И вот они лежали в постели и разговаривали, играли, смеялись, целовались и возились (поэтому умолчим о ласках, которыми они дарили друг друга, ибо здесь уместны одни восклицания).
И вот мы, иззябшие, жмемся в сторонке, и один наш наметанный завистливый глаз таращится на кровать, а другой оглядывает комнату. (Это так называемая студия, то есть та же однокомнатная квартира, которая из-за отсутствия перегородок — тут тебе ни кухни, ни коридора — кажется более просторной. Студия Негодяева была просторной еще и потому, что была пустой, если не считать того, что Негодяев называет “турецким диваном”, и столика, возвышающегося над уровнем пола не выше, чем щиколотка прелестной ноги. А где одежда? На полу. Кстати, вы замечали, как раздеваются охваченные страстью любовники? У некоторых все летит фейерверком: трусы! носки! все в разные стороны! А некоторые даже в самом искреннем упоении просто не в состоянии бросить рубашку мимо стула. А еще кто-то сложит вещички аккуратно, как дисциплинированный ребенок в тихий час… Нет, одежда вообще? А, не видим, куда-то в стену убрано. А где он готовит? И это как-то незаметно размазано по другой стене… вот плита… торчит холодильник… Честное слово, миленько.)

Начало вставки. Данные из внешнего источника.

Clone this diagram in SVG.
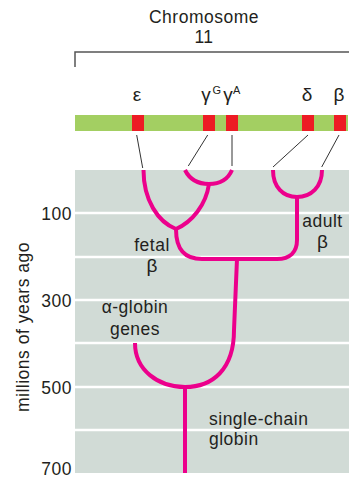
<svg xmlns="http://www.w3.org/2000/svg" width="349" height="479" viewBox="0 0 349 479">
<style>
text{font-family:"Liberation Sans","Open Sans",sans-serif;font-size:17.5px;letter-spacing:0.5px;fill:#231f20}
.tick{text-anchor:end}
.mid{text-anchor:middle}
.gk{font-size:19px;letter-spacing:0}
.sup{font-size:11px;letter-spacing:0}
.grid{stroke:#ffffff;stroke-width:2.5}
.thin{stroke:#333;stroke-width:1;fill:none}
.br{fill:none;stroke:#555;stroke-width:1.5}
.gene{fill:#ed1c24}
.tree{fill:none;stroke:#ec008c;stroke-width:4;stroke-linecap:butt;stroke-linejoin:round}
</style>
<g id="background">
<rect x="75" y="170" width="274" height="303" fill="#d1dbd6"/>
<line class="grid" x1="75" y1="213" x2="349" y2="213"/>
<line class="grid" x1="75" y1="257" x2="349" y2="257"/>
<line class="grid" x1="75" y1="300" x2="349" y2="300"/>
<line class="grid" x1="75" y1="343" x2="349" y2="343"/>
<line class="grid" x1="75" y1="387" x2="349" y2="387"/>
<line class="grid" x1="75" y1="430" x2="349" y2="430"/>
</g>
<g id="axis">
<text class="tick" x="72" y="220">100</text>
<text class="tick" x="72" y="307">300</text>
<text class="tick" x="72" y="393.5">500</text>
<text class="tick" x="72" y="475">700</text>
<text class="mid" transform="translate(29,327) rotate(-90)">millions of years ago</text>
</g>
<g id="chromosome">
<text class="mid" x="204" y="23">Chromosome</text>
<text class="mid" x="204" y="43">11</text>
<path class="br" d="M75,67 V52 H349"/>
<rect x="75" y="115" width="273" height="16" fill="#a3cf62"/>
<rect class="gene" x="132" y="115" width="12" height="16"/>
<rect class="gene" x="203" y="115" width="12" height="16"/>
<rect class="gene" x="226" y="115" width="12" height="16"/>
<rect class="gene" x="302" y="115" width="12" height="16"/>
<rect class="gene" x="334" y="115" width="12" height="16"/>
</g>
<g id="gene-labels">
<text class="mid gk" x="137" y="101">ε</text>
<text class="mid gk" x="206" y="101">γ</text>
<text class="sup" x="212.5" y="94">G</text>
<text class="mid gk" x="228" y="101">γ</text>
<text class="sup" x="233" y="94">A</text>
<text class="mid gk" x="307" y="101">δ</text>
<text class="mid gk" x="339" y="101">β</text>
</g>
<g id="connectors">
<line class="thin" x1="136.7" y1="135" x2="142.7" y2="168"/>
<line class="thin" x1="207.7" y1="135" x2="188.3" y2="166"/>
<line class="thin" x1="232" y1="135" x2="232" y2="166"/>
<line class="thin" x1="308" y1="135" x2="273" y2="167"/>
<line class="thin" x1="339" y1="135" x2="321.7" y2="167"/>
</g>
<g id="tree">
<path class="tree" d="M143.5,170 C143.5,200 158,222 176,229"/>
<path class="tree" d="M185,170 Q192,184 209,184 Q226,184 232,170"/>
<path class="tree" d="M209,184 C206,205 192,222 176,229"/>
<path class="tree" d="M176,229 C176,250 185,259 202,259 L277,259 C290,259 297,252 297,240 L297,197"/>
<path class="tree" d="M273,170 C273,187 283,197 297,197 C311,197 322,187 322,170"/>
<path class="tree" d="M237,259 L234,330 C234,370 212,387 185,387 C158,387 135,370 135,343"/>
<path class="tree" d="M185,387 L185,473"/>
</g>
<g id="tree-labels">
<text class="mid" x="152" y="251">fetal</text>
<text class="mid gk" x="152" y="272">β</text>
<text class="mid" x="322.5" y="227">adult</text>
<text class="mid gk" x="322.5" y="248">β</text>
<text class="mid" x="135" y="313">α-globin</text>
<text class="mid" x="135" y="335">genes</text>
<text x="209" y="425">single-chain</text>
<text x="209" y="445">globin</text>
</g>
</svg>
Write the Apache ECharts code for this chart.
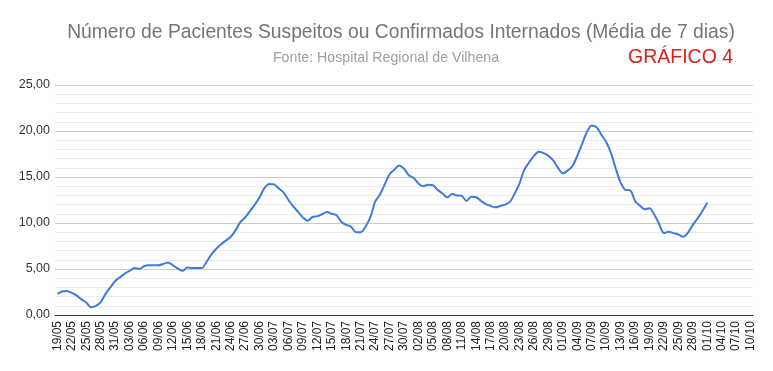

И вот (про интерьеры все же нужно будет поговорить потом подробно, про увлекательную жизнь вещей, отвоевавших у людей пространство, пылящихся, расцветающих) — и вот Негодяев прикуривает две сигареты и, бережно перебирая пепельные спутанные локоны Мадам (если взять прядь ее волос и прядь его волос и приложить их друг к другу, какой красивый получится цвет), говорит:
— Какая скука.
Ого! Зачем же так сразу? Нет, нет, он не об этом, он возвращается к прерванному — мы опоздали — разговору, и Мадам его прекрасно понимает и утвердительно сдвигает брови, выдыхая дым. Ммм… странное это определение цвета — пепельный, — у Мадам волосы вовсе не такие, как пепел: они светлее, ярче в луче солнца…
Итак:
— Какая скука, — сказал Негодяев. — Может быть, сделать его царем?
— В Эрмитаже многое нужно будет перестраивать, — отозвалась Мадам озабоченно.
Ого! Так-таки царем, президент, например, не катит? Негодяев тоже опешил, увидев действие своей шутки. Но он не был бы собою, если бы тотчас не улыбнулся и не стал предлагать различные, равно необходимые Зимнему дворцу усовершенствования. Ай, помогите, что будет с Зимним дворцом! Не спешите кричать, еще никто не знает, что с ним будет. Можно ли знать будущее? Мы прогнозируем, предполагаем, негодуем и трепещем от радости — хлоп, хлоп, — вылетают в Новый год из бутылок пробки, и будущее разливают по стаканам, бокалам, широким фужерам тонкого стекла, — и вот уже не будущее, а прошлое угрюмо урчит в животе. О будущем совершенно точно можно знать одно: когда-нибудь оно свалит нас в могилу. Почему мы и тренируемся, падая под праздничный стол. Жестокая это вещь — новогодние праздники.
Но сейчас лето, июнь, очень холодный июнь, но все равно окошко в студии Негодяева широко открыто — а счастливые прожектеры забились в пухлый сугроб одеял и шепчутся об архитектуре. Почему нет? Гораздо тягостнее было бы, шепчись они, допустим, о книжках. И в любом случае — с книжками или архитектурой — эти минуты лени, разговоров и смешков едва ли не самое трогательное в половом акте.
— В Эрмитаже многое нужно будет перестраивать, — говорит Мадам. — А ты, кстати, не хочешь поставить сюда нормальную мебель?
Ой, душечка, не надо! У Негодяева такая славная квартирка: хай-тэк забавно сочетается со всеми этими табакерками, тростями, кальянами и прочим; турецкий диван похож на выращенную природой полянку, лужок в горах — толстые корни, упитанная трава, распустившиеся цветы пепельниц. Это симбиоз? Возможно.
— И так хорошо, — говорит умница Негодяев.
Женщина пренебрежительно улыбается, но не спорит. Говорит она вот что:
— Хочешь у меня в Фонде работать?
В каком таком фонде? В обыкновенном. Слово “комитет” уже мелькало, так чего вы удивляетесь? Где комитеты, там и фонды — что непонятного.
— Потом, — говорит Негодяев. — Отдохни.